If anything, the last 2 weeks of sitting in my house have made me feel incredibly grateful. I’m grateful for my job – as a college professor, the beat goes on, and I know I’ll still be working/teaching even as we struggle as a country to get our feet back under us. I feel grateful for my college and how they are working to try and help students and instructors meet the unprecedented demands this crisis presents. I am painfully aware of the work and childcare challenges that some of my family and friends face and the difficult choices they have to make. I’m grateful for good health, the safety of home, and for technology that allows me to stay connected to family and friends, to check in and have a sense of normalcy in this abnormal state. I’m blessed to have a wonderful wife and best friend who I’m glad to spend a lot of time with. And I am grateful for friends who send birthday wishes, gifts via Amazon, gift cards for wine delivery, and the beautiful yellow box of cookies left on the doorstep, with my friends who delivered them standing at an acceptable social distance on the sidewalk to wish me a happy birthday. A sign of the times.

A sign of the times

All of this also has me thinking of what we owe to each other. This is also the title of a book about ethics by T. M. Scanlon. If you’re a fan of “The Good Place” on NBC, you might have heard the ethics professor, Chidi, refer to this book from time to time. Scanlon’s book is about fairness and responsibility within the social contract we have. The responsibility we owe each other in this time is kind of a paradox: we show our commitment to one another by staying away from one another. We show concern by practicing isolation. By engaging in social distancing, we show how we care for the least among us: the most vulnerable who have underlying health conditions, the elderly who may not be as strong, and the poorest who don’t have access to health care. But the danger isn’t just for these parts of society. It touches all of us, or it will in time.

In describing his idea of the social contract, John Rawls imagined what he called a “veil of ignorance.” It works like this: Think about creating a just and equitable society for everyone. What would make the society fair for you and everyone else?
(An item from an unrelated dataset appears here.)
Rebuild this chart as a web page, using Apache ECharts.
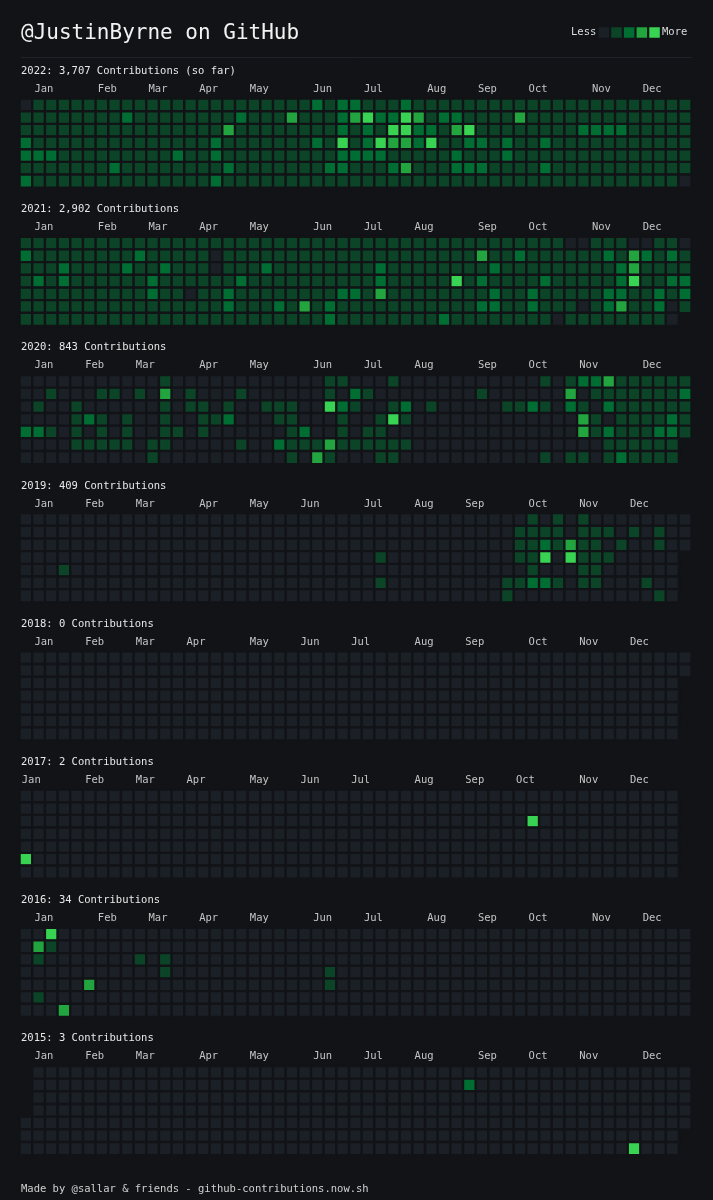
<!DOCTYPE html>
<html>
<head>
<meta charset="utf-8">
<title>@JustinByrne on GitHub</title>
<script src="https://cdn.jsdelivr.net/npm/echarts@6/dist/echarts.min.js"></script>
<style>
  html, body { margin: 0; padding: 0; background: #111317; }
  #chart { width: 713px; height: 1200px; }
</style>
</head>
<body>
<div id="chart"></div>
<script>
// one string per weekday (Sun..Sat), one char per week column: 0-4 = level, '-' = no cell
var years = [2022, 2021, 2020, 2019, 2018, 2017, 2016, 2015];
var totals = ['3,707', '2,902', '843', '409', '0', '2', '34', '3'];
var monthNames = ['Jan', 'Feb', 'Mar', 'Apr', 'May', 'Jun', 'Jul', 'Aug', 'Sep', 'Oct', 'Nov', 'Dec'];

var months2022 = [1, 6, 10, 14, 18, 23, 27, 32, 36, 40, 45, 49];
var months2021 = [1, 6, 10, 14, 18, 23, 27, 31, 36, 40, 45, 49];
var months2020 = [1, 5, 9, 14, 18, 23, 27, 31, 36, 40, 44, 49];
var months2019 = [1, 5, 9, 14, 18, 22, 27, 31, 35, 40, 44, 48];
var months2018 = [1, 5, 9, 13, 18, 22, 26, 31, 35, 40, 44, 48];
var months2017 = [0, 5, 9, 13, 18, 22, 26, 31, 35, 39, 44, 48];
var months2016 = [1, 6, 10, 14, 18, 23, 27, 32, 36, 40, 45, 49];
var months2015 = [1, 5, 9, 14, 18, 23, 27, 31, 36, 40, 44, 49];

var days2022 = [
  '0111111111 1111111111 1112122111 2111111111 1111111111 111',
  '1111111121 1111111211 1311123422 4312211113 1111111111 111',
  '1111111111 1111113111 1111121214 4221341111 1111222211 111',
  '2111111111 1111121111 1112141243 3241122121 1211111111 111',
  '2221111111 1121121111 1111122221 1111211121 1111111111 111',
  '1111111211 1111112111 1111221112 3111222111 1211111111 111',
  '2111111111 1111121111 1111111111 1111111111 1111111111 110'
];
var days2021 = [
  '1111111111 1111111111 1111111111 1111111111 1110011100 110',
  '2111111112 1111101111 1111111111 1111113112 1111112132 121',
  '1112111121 1211101112 1111111121 1111111211 1111111231 111',
  '1212111111 2111111211 1111111121 1111412111 1211111241 122',
  '1111111111 2110112111 1111122131 1111111211 2111112211 212',
  '1111111111 1111112111 2131211111 1111112211 2111012311 201',
  '1111111111 1111111111 1111211111 1112111111 1101111111 10-'
];
var days2020 = [
  '0000000000 0100000000 0000110001 0000000000 0101223111 111',
  '0010001101 0301000100 0000102100 0000001000 0003011111 112',
  '0100100000 0101101001 1100421001 2010000011 2102102111 111',
  '0000121010 0100112000 1100010014 1000000000 0000310111 121',
  '2210101010 0110100000 0120010110 0000000000 0000312111 221',
  '0000111110 1100000100 2111311111 1000000000 0000001111 11-',
  '0000000000 1000000000 0103100011 0000000000 0101101211 11-'
];
var days2019 = [
  '0000000000 0000000000 0000000000 0000000000 1010100000 000',
  '0000000000 0000000000 0000000000 0000000001 1110111010 100',
  '0000000000 0000000000 0000000000 0000000001 1213110100 100',
  '0000000000 0000000000 0000000010 0000000001 1404111000 00-',
  '0001000000 0000000000 0000000000 0000000000 1000110000 00-',
  '0000000000 0000000000 0000000010 0000000011 2210110001 00-',
  '0000000000 0000000000 0000000000 0000000010 0000000000 10-'
];
var days2018 = [
  '0000000000 0000000000 0000000000 0000000000 0000000000 000',
  '0000000000 0000000000 0000000000 0000000000 0000000000 000',
  '0000000000 0000000000 0000000000 0000000000 0000000000 00-',
  '0000000000 0000000000 0000000000 0000000000 0000000000 00-',
  '0000000000 0000000000 0000000000 0000000000 0000000000 00-',
  '0000000000 0000000000 0000000000 0000000000 0000000000 00-',
  '0000000000 0000000000 0000000000 0000000000 0000000000 00-'
];
var days2017 = [
  '0000000000 0000000000 0000000000 0000000000 0000000000 00-',
  '0000000000 0000000000 0000000000 0000000000 0000000000 00-',
  '0000000000 0000000000 0000000000 0000000000 4000000000 00-',
  '0000000000 0000000000 0000000000 0000000000 0000000000 00-',
  '0000000000 0000000000 0000000000 0000000000 0000000000 00-',
  '4000000000 0000000000 0000000000 0000000000 0000000000 00-',
  '0000000000 0000000000 0000000000 0000000000 0000000000 00-'
];
var days2016 = [
  '0040000000 0000000000 0000000000 0000000000 0000000000 000',
  '0310000000 0000000000 0000000000 0000000000 0000000000 000',
  '0100000001 0100000000 0000000000 0000000000 0000000000 000',
  '0000000000 0100000000 0000100000 0000000000 0000000000 000',
  '0000030000 0000000000 0000100000 0000000000 0000000000 000',
  '0100000000 0000000000 0000000000 0000000000 0000000000 000',
  '0003000000 0000000000 0000000000 0000000000 0000000000 000'
];
var days2015 = [
  '-000000000 0000000000 0000000000 0000000000 0000000000 000',
  '-000000000 0000000000 0000000000 0000020000 0000000000 000',
  '-000000000 0000000000 0000000000 0000000000 0000000000 000',
  '-000000000 0000000000 0000000000 0000000000 0000000000 000',
  '0000000000 0000000000 0000000000 0000000000 0000000000 000',
  '0000000000 0000000000 0000000000 0000000000 0000000000 00-',
  '0000000000 0000000000 0000000000 0000000000 0000000040 00-'
];

var allDays = [days2022, days2021, days2020, days2019, days2018, days2017, days2016, days2015];
var allMonths = [months2022, months2021, months2020, months2019, months2018, months2017, months2016, months2015];

var levelColors = ['#1b1f26', '#0b4427', '#006d32', '#22a43f', '#39d353'];
var bg = '#111317';
var font = "'DejaVu Sans Mono', monospace";

var myChart = echarts.init(document.getElementById('chart'));

var weekCats = [];
for (var w = 0; w < 53; w++) weekCats.push(w);
var dayCats = [0, 1, 2, 3, 4, 5, 6];

var pitch = 12.67;
var grids = [], xAxes = [], yAxes = [], series = [];
var titles = [{
    text: '@JustinByrne on GitHub',
    left: 21, top: 23, padding: 0,
    textStyle: { color: '#f2f2f2', fontSize: 21, fontWeight: 'normal', fontFamily: font }
}];

years.forEach(function (year, k) {
    var top = 98.8 + 138.2 * k;
    grids.push({ left: 19.8, top: top, width: pitch * 53, height: pitch * 7 });

    titles.push({
        text: year + ': ' + totals[k] + ' Contributions' + (k === 0 ? ' (so far)' : ''),
        left: 21, top: top - 33, padding: 0,
        textStyle: { color: '#e8e8e8', fontSize: 10.5, fontWeight: 'normal', fontFamily: font }
    });

    // category axis for the cells
    xAxes.push({
        type: 'category', gridIndex: k, data: weekCats, show: false
    });
    // value axis only for the month labels on top
    var cols = allMonths[k];
    xAxes.push({
        type: 'value', gridIndex: k, position: 'top', min: 0, max: 53, interval: 1,
        axisLine: { show: false }, axisTick: { show: false }, splitLine: { show: false },
        axisLabel: {
            color: '#c4c4c4', fontSize: 10.5, fontFamily: font, align: 'left',
            margin: 4, padding: [0, 0, 0, 2],
            formatter: function (v) {
                var i = cols.indexOf(v);
                return i >= 0 ? monthNames[i] : '';
            }
        }
    });
    yAxes.push({
        type: 'category', gridIndex: k, data: dayCats, inverse: true, show: false
    });

    var data = [];
    allDays[k].forEach(function (row, r) {
        var s = row.replace(/ /g, '');
        for (var c = 0; c < s.length; c++) {
            if (s[c] !== '-') data.push([c, r, +s[c]]);
        }
    });
    series.push({
        name: String(year),
        type: 'heatmap',
        xAxisIndex: k * 2,
        yAxisIndex: k,
        data: data,
        itemStyle: { borderColor: bg, borderWidth: 2.4 },
        emphasis: { disabled: true },
        silent: true
    });
});

titles.push({
    text: 'Made by @sallar & friends - github-contributions.now.sh',
    left: 21, top: 1184, padding: 0,
    textStyle: { color: '#d0d0d0', fontSize: 10.5, fontWeight: 'normal', fontFamily: font }
});

var option = {
    backgroundColor: bg,
    animation: false,
    title: titles,
    grid: grids,
    xAxis: xAxes,
    yAxis: yAxes,
    visualMap: {
        type: 'piecewise',
        dimension: 2,
        orient: 'horizontal',
        left: 571, top: 27, padding: 0,
        itemWidth: 10.5, itemHeight: 10.5, itemGap: 2.2, textGap: 5,
        itemSymbol: 'rect',
        text: ['More', 'Less'],
        textStyle: { color: '#dddddd', fontSize: 10.5, fontFamily: font },
        selectedMode: false,
        hoverLink: false,
        pieces: levelColors.map(function (col, i) {
            return { value: i, color: col };
        })
    },
    graphic: [{
        type: 'line',
        shape: { x1: 21, y1: 57.5, x2: 692, y2: 57.5 },
        style: { stroke: '#1f2329', lineWidth: 1 }
    }],
    series: series
};

myChart.setOption(option);
</script>
</body>
</html>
Although you could never eliminate all of your personal biases and prejudices, you should consciously try to eliminate or minimize as many of them as possible. To do this, Rawls suggests that you imagine yourself in what he calls “the original position” behind a veil of ignorance. Behind this veil, you don’t know anything about yourself, your abilities/disabilities, or what money and resources you have. You don’t know your own sex, race, or country of origin. Behind such a veil of ignorance, we start with the same set of attributes: we are all rational, free, and morally equal beings. We all have the same opportunity to rise or fall equally. Rawls and Immanuel Kant and the Bible have this ethos in common: that we should treat everyone as we would want to be treated. It’s not a radical idea, but it is not radically practiced in everyday life.

This is the unique position we find ourselves in. We have to remember now that every choice we make now has a real consequence, and every choice is an opportunity to show the better angels of our nature. The virus that courses among us is no respecter of persons. Movie stars, elite athletes, and politicians are as at-risk as the common man, as at-risk as you and me. How we deal with this moving forward will show our commitment to fairness and equity. This is another sign of the times: in a nation that likes to see ourselves in individual terms, our collective vulnerability is on full display, and like it or not, we depend on each other now to find our way through.

Later today, I expect I’ll make a wish and blow out some candles. Although it is a superstition to keep the wish secret, I’m going to risk it and share that my wish is for all of us to think of each other before or at least equally with ourselves. God Bless America.